It was billed as a coheadlining tour, but since when is Mötley Crüe equal in status to the mighty Aerosmith? I mean, come on! Aerosmith dropped more killer tunes on Get Your Wings than Motley Crue produced in its entire career! Yet for some strange reason there still seem to be a lot of Crue fans out there, and all the ones in Vancouver showed up at GM Place to worship at the altar of L.A.’s sleaze-metal kings. They lapped up the mindless ’80s crotch rock like Pam Anderson tenderizing Tommy Lee.

The former hair farmers hit the stage to shooting flames and the strains of “Dr. Feelgood”, the title track from the 1989 album recorded in Vancouver with Bob Rock before he went on to (way) better things as Metallica’s in-house producer. The band was actually pretty great when it banged out the bracing “Live Wire”, a track from its impressive debut, Too Fast for Love, but like its glam-rock forefathers KISS, Mötley Crüe put its best album out first and went downhill from there.

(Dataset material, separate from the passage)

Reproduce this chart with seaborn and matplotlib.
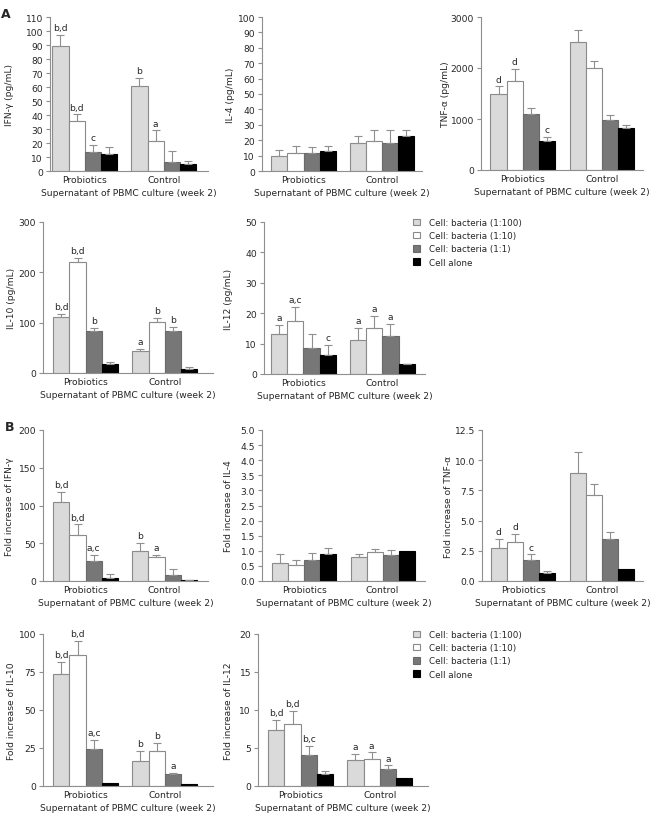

“We really bonded with Aerosmith when we were here makin’ Dr. Feelgood and they were makin’ Pump,” proclaimed drummer Lee, before paying crude compliments to our city’s world-class strippers and “bitches”. The Crue has made a career out of demeaning women, but, unlike the last time it was here, Lee didn’t ream the ladies out for not flashing their tits.

Vince Neil implored the crowd to sing along on “Home Sweet Home”, a hit single off 1985’s substandard Theatre of Pain, and they did so with great gusto. The strangest part of the song came when a hard-bodied woman performed Cirque du Soleil–type acrobatics, dangling from a curtain at the back of the stage while the crowd swayed happily along and flicked their Bics. The chick wasn’t even topless!

Around this time I decided I’d had enough of the glorified warm-up act, and went off in search of an early Christmas gift/concert memento for myself. There was a real nice Aerosmith track jacket going for $80; it had the old-school wiggly band-name logo from Toys in the Attic on the front, and the famous wings design from Get Your Wings across the back.

I needed it.

But the first T-shirt booth I visited only had mediums in stock, so, cursing the sizable beer gut Aerosmith inspired me to grow, I went off in search of an XL. While strolling the packed passageways of GM Place, I caught a choice tidbit of wisdom from Neil. “When I say Motley, you say Crue!” he ordered, “and when I say fuck, you say you!”

So there’s a bit of the poet in him after all.

A suitable Aerosmith jacket never materialized, but that wasn’t the only disappointment of the night. When the heroes of my teenage years hit the stage to the gorgeous racket of “Toys in the Attic”, I noticed something was wrong. Four of the five original members looked familiar, but that guy on bass sure the hell wasn’t Tom Hamilton. For one thing, he had orangey hair. And he dressed like he was in the Odds. This wasn’t what I wanted, but no matter how loud I screamed “Where’s Tom?!” the show carried on. (I later learned that Hamilton was recovering from radiation treatment for throat cancer.)

Even without its classic lineup, Aerosmith offered something for everyone. The ’80s-obsessed Motley contingent went nuts for the “comeback” hit “Love in an Elevator”; fans of 2004’s blues CD, Honkin’ on Bobo, revelled in a rowdy version of Big Joe Williams’s “Baby, Please Don’t Go”; and yours truly got his ’70s jollies watching Steven Tyler and Joe Perry conjure the awesome “Seasons of Wither” amid a fake snowstorm.

As for that new bassist, David Hull, he acquitted himself quite well, playing a super-cool solo before Tyler quipped, “What exactly are you trying to say?”, prompting Hull to respond with Hamilton’s deathless lick from “Sweet Emotion”. The only way Aerosmith could have topped that selection was by following it with the monumentally rockin’ “Draw the Line”.

So they did.

Man, I sure wish I’d scored that track jacket.